Copy, exactly as written, the lines that begin at the one containing "Output the Python" and end at the one containing "plt.rcParams['mathtext.fontset'] = 'dejavusans'". Skip any pictures in the data below.

[A block of data]
====================
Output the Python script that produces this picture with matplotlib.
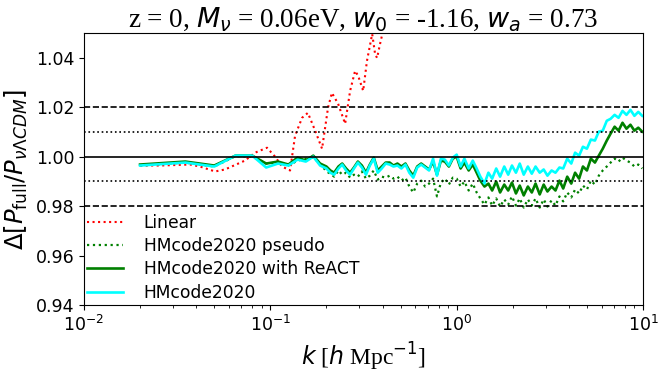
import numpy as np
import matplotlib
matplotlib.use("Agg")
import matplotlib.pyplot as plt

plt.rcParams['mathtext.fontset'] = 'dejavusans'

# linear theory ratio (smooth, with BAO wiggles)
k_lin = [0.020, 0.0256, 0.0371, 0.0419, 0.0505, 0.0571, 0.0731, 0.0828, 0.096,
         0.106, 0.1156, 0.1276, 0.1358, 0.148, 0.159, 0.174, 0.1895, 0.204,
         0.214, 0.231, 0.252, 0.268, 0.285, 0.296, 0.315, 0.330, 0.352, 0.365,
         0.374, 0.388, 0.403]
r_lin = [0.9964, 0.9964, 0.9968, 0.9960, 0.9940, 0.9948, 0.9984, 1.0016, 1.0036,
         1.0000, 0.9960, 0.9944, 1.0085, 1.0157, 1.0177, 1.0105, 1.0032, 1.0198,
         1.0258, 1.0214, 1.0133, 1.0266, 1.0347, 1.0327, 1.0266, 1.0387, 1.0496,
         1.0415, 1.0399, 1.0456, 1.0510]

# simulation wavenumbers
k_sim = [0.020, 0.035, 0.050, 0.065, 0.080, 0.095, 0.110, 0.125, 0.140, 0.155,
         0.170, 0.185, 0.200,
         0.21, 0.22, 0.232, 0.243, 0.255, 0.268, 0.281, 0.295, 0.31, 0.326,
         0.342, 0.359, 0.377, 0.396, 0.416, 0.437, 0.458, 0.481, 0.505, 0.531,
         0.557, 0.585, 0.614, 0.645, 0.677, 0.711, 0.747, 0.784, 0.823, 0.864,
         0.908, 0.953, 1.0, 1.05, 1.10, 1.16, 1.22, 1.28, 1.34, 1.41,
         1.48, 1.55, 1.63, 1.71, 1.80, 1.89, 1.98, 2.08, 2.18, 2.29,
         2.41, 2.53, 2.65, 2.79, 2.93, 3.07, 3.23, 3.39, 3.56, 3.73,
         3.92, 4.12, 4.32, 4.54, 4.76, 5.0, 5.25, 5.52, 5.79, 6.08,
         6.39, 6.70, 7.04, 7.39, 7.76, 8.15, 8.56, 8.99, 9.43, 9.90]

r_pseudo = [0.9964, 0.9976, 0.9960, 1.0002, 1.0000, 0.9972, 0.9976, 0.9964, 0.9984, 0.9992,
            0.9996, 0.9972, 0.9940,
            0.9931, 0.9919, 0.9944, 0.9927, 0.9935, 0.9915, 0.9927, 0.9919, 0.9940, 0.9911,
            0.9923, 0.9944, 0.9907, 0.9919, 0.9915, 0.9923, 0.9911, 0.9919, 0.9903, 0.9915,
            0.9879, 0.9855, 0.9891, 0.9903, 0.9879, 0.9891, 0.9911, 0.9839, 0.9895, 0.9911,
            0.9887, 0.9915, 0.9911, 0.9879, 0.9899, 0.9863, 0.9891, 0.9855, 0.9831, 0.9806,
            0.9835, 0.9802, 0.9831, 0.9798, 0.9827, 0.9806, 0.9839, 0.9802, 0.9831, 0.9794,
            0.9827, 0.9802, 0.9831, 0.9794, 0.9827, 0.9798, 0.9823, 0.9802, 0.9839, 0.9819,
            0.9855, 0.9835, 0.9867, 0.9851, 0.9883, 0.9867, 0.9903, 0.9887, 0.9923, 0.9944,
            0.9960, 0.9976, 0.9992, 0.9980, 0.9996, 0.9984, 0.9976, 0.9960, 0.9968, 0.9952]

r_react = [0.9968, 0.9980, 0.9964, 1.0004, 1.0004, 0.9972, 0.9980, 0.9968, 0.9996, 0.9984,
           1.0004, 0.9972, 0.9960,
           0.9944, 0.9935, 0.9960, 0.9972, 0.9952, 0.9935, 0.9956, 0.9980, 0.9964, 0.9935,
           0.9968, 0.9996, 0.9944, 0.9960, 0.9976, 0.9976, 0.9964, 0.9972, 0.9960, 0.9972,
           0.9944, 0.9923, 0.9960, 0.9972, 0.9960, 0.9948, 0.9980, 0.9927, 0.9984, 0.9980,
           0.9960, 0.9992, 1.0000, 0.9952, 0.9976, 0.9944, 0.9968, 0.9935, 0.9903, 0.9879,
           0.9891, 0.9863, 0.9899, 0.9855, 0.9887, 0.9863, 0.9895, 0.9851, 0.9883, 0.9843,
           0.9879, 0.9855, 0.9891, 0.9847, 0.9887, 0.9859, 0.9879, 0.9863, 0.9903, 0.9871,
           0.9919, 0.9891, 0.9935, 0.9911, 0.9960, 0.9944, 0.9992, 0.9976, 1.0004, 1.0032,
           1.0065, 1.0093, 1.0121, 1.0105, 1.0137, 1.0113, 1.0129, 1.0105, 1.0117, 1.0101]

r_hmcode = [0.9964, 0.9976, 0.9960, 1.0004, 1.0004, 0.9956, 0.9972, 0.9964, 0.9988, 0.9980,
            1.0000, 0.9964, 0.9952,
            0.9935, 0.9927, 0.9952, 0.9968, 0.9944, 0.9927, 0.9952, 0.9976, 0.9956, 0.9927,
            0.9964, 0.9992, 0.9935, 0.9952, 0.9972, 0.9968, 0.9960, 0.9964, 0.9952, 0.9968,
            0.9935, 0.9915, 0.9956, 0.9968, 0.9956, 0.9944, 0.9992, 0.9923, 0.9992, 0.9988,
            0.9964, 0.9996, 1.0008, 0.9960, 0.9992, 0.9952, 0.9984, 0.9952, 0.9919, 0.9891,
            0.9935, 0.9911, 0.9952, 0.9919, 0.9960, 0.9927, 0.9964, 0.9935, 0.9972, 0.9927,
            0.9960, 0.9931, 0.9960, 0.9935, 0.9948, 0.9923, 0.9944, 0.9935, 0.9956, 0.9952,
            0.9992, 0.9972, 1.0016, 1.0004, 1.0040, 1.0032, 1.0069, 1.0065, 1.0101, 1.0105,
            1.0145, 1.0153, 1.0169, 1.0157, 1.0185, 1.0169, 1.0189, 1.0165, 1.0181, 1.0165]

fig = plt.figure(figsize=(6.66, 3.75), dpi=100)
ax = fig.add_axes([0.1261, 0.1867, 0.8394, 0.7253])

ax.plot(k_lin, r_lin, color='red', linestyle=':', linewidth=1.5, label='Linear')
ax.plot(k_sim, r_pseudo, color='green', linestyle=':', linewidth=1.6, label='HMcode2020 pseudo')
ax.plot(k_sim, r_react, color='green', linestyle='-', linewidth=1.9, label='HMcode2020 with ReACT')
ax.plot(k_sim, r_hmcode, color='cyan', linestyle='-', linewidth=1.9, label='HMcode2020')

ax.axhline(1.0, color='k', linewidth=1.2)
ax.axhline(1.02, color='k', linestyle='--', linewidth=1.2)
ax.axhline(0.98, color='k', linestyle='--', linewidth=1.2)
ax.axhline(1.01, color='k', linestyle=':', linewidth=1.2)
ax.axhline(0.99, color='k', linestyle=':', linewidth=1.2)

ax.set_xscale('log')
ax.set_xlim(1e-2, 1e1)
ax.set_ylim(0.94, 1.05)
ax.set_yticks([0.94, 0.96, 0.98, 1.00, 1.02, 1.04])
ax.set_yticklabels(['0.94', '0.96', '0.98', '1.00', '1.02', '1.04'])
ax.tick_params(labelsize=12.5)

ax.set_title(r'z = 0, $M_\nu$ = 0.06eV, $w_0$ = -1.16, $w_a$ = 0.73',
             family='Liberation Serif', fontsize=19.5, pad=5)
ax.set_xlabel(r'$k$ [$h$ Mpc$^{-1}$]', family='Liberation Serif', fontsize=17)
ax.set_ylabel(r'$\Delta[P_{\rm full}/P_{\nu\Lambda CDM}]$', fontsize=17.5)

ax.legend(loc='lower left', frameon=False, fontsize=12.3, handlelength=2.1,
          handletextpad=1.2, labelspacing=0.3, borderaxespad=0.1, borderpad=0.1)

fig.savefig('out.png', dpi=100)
====================
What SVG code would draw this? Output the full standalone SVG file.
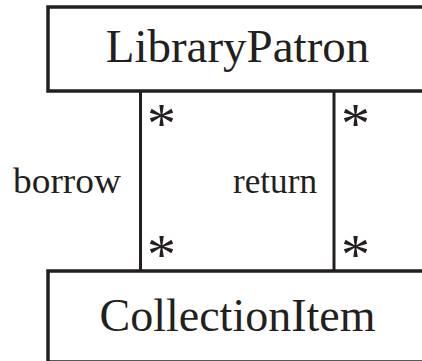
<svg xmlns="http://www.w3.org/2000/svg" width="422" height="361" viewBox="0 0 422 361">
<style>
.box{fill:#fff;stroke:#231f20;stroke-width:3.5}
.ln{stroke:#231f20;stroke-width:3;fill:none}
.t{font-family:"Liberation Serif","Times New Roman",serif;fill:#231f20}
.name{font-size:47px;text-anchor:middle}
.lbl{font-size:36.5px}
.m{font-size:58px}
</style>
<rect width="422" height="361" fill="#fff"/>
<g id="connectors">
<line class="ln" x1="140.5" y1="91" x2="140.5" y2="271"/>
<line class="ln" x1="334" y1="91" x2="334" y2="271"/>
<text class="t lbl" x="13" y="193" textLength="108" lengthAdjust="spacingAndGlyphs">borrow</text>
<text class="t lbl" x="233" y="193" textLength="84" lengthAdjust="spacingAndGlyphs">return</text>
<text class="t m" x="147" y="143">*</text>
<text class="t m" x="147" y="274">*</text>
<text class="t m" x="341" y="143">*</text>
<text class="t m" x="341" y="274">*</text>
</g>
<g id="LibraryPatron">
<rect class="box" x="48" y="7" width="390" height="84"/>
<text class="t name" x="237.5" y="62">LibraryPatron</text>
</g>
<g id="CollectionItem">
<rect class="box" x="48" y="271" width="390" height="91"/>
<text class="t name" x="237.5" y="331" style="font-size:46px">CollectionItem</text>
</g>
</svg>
====================
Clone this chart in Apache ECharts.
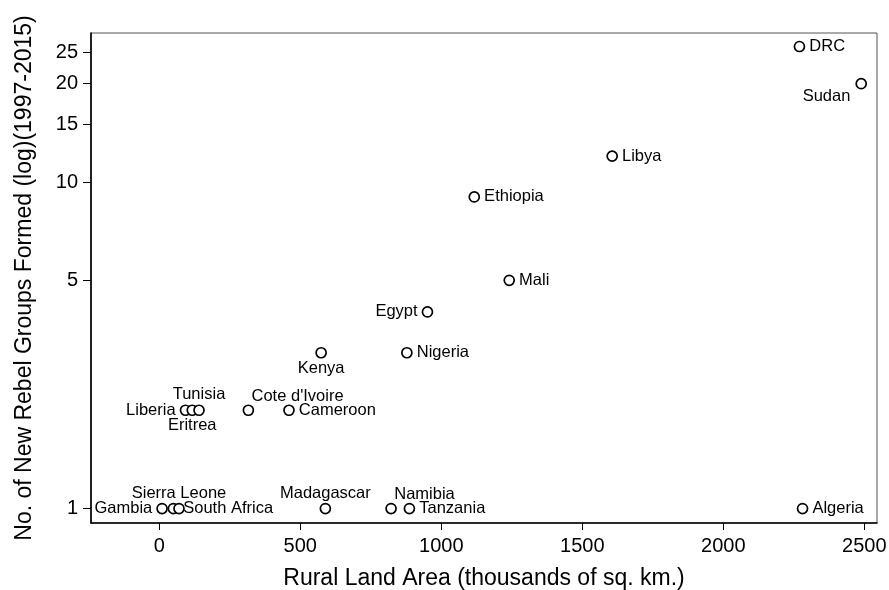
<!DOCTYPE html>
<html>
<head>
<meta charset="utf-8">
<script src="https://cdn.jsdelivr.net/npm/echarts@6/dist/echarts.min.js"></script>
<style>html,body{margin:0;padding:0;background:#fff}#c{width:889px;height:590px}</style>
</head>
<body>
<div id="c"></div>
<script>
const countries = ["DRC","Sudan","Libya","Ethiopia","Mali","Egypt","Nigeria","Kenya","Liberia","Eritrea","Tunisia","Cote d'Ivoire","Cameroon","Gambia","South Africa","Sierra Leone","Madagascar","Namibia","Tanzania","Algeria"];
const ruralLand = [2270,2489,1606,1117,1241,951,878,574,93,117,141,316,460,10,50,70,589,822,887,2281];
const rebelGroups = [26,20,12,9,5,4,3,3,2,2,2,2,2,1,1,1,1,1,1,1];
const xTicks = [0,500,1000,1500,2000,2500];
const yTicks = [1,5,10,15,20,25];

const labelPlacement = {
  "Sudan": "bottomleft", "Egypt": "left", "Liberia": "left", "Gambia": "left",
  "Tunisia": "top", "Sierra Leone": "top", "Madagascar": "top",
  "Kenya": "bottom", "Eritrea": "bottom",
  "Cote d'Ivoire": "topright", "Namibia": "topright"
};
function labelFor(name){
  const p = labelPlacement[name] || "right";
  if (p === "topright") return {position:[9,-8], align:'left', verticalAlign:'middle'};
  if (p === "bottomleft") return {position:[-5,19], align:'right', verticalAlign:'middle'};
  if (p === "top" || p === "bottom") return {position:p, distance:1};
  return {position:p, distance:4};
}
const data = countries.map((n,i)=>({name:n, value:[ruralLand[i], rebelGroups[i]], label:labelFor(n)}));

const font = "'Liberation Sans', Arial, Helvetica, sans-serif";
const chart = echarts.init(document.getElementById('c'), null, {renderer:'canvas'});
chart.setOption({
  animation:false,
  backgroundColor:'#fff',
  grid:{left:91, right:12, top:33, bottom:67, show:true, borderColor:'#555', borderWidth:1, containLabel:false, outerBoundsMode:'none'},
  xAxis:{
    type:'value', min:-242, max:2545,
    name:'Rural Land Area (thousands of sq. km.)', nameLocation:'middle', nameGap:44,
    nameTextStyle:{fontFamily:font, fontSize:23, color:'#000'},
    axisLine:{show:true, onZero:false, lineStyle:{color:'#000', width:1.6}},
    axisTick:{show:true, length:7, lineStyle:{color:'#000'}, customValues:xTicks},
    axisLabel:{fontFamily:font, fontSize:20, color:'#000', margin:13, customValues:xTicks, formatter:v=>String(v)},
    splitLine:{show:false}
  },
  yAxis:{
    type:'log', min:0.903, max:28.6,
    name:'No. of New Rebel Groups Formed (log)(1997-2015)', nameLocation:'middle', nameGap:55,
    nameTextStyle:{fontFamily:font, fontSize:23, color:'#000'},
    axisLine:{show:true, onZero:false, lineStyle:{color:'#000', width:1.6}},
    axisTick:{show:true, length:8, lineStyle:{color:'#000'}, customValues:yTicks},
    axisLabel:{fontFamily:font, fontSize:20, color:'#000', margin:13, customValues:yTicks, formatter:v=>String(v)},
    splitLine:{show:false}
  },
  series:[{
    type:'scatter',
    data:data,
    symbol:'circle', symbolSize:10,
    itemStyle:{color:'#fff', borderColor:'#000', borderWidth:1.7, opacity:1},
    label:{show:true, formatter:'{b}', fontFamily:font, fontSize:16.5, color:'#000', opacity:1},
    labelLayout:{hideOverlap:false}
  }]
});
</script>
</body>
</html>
====================
## TASK SOLUTION:
Output the Python script that produces this picture with matplotlib.
import numpy as np
import matplotlib
matplotlib.use("Agg")
import matplotlib.pyplot as plt

plt.rcParams['mathtext.fontset'] = 'dejavusans'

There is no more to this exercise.